I changed it like this:
Ensure your pull request adheres to the following guidelines: - All links are relevant, valid and well described - Commercial products are marked as such, possibly including the street price - For any commercial product inserted, make sure you add open source software and hardware alternatives
I also pulled in some content from the original Awesome project on how to submit a pull request.
See the complete file here.
While we can't ensure that awesome list links must be valid at all time, we can check this every time the list is edited via a pull request.
I'm going to setup a CI tool, in this case Travis, to run a test on every pull request so we can check if a contribution can be accepted, but also get notified if some of the existing link break.
Links will be validated by a Ruby gem called awesome_bot, testing them using the following .travis.yml
language: ruby rvm: - 2.2 before_script: - gem install awesome_bot script: - awesome_bot readme.md --allow-redirect -w vimeo.com
Once you have this in the github repository, you can register on https://travis-ci.org/, look for your project and activate Travis builds for it.
As soon as you will push your next commit Travis will be notified an run the awesome_bot over the readme:
0.41s$ awesome_bot readme.md --allow-redirect -w vimeo.com > Checking links in readme.md > Will allow redirects > White list links matching: vimeo.com Links to check: 8, 0 white listed, 5 unique 1. https://awesome.re/badge.svg 2. https://awesome.re 3. http://example.com 4. http://mirrors.creativecommons.org/presskit/buttons/88x31/svg/cc-zero.svg 5. http://creativecommons.org/publicdomain/zero/1.0 Checking URLs: ✓→→✓✓ Issues :-( > Links All OK ✓ > Dupes 1. [L16] http://example.com Wrote results to ab-results-readme.md.json Wrote filtered results to ab-results-readme.md-filtered.json Wrote markdown table results to ab-results-readme.md-markdown-table.json The command "awesome_bot readme.md --allow-redirect -w vimeo.com" exited with 1.
In this case with the scaffolded readme, the link check will fail since there's a duplicated link to http://example.com.
You can disable the duplicate link check using the
--allow-dupe option, but I think I'll keep it.
Last thing I want to add a badge for the Travis build, so it shows in the Readme if the build is failing. This comes as an image to be linked in the readme itself:
![Travis build status](https://travis-ci.org/Academany/awesome-fabacademy.svg?branch=master)

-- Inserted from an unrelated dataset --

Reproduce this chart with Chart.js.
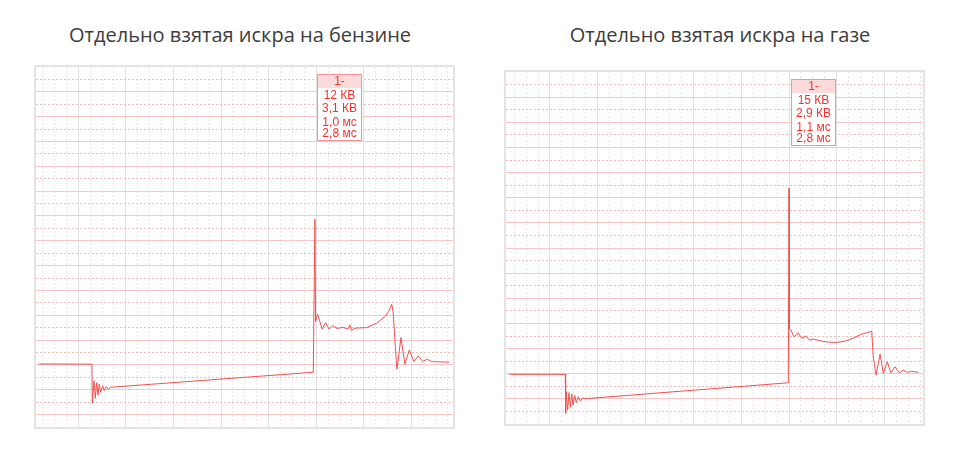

Contributions are sent via pull requests. They will also trigger a Travis build so one can check if they break something.
The first step of course will be to fill in content. My idea is to organize the list into main topics, i.e. Project management, then add subsections for content categories, like tutorials, resources, software, books, cheatsheets.
On the repository setup, there are a few improvements to be made. I plan to add:
- A template for pull requests, need to investigate how this is usually done
- A system to report back any error coming from Travis directly into the Gitlab interface. I think Danger, a tool for code reviews could help, but need to investigate more.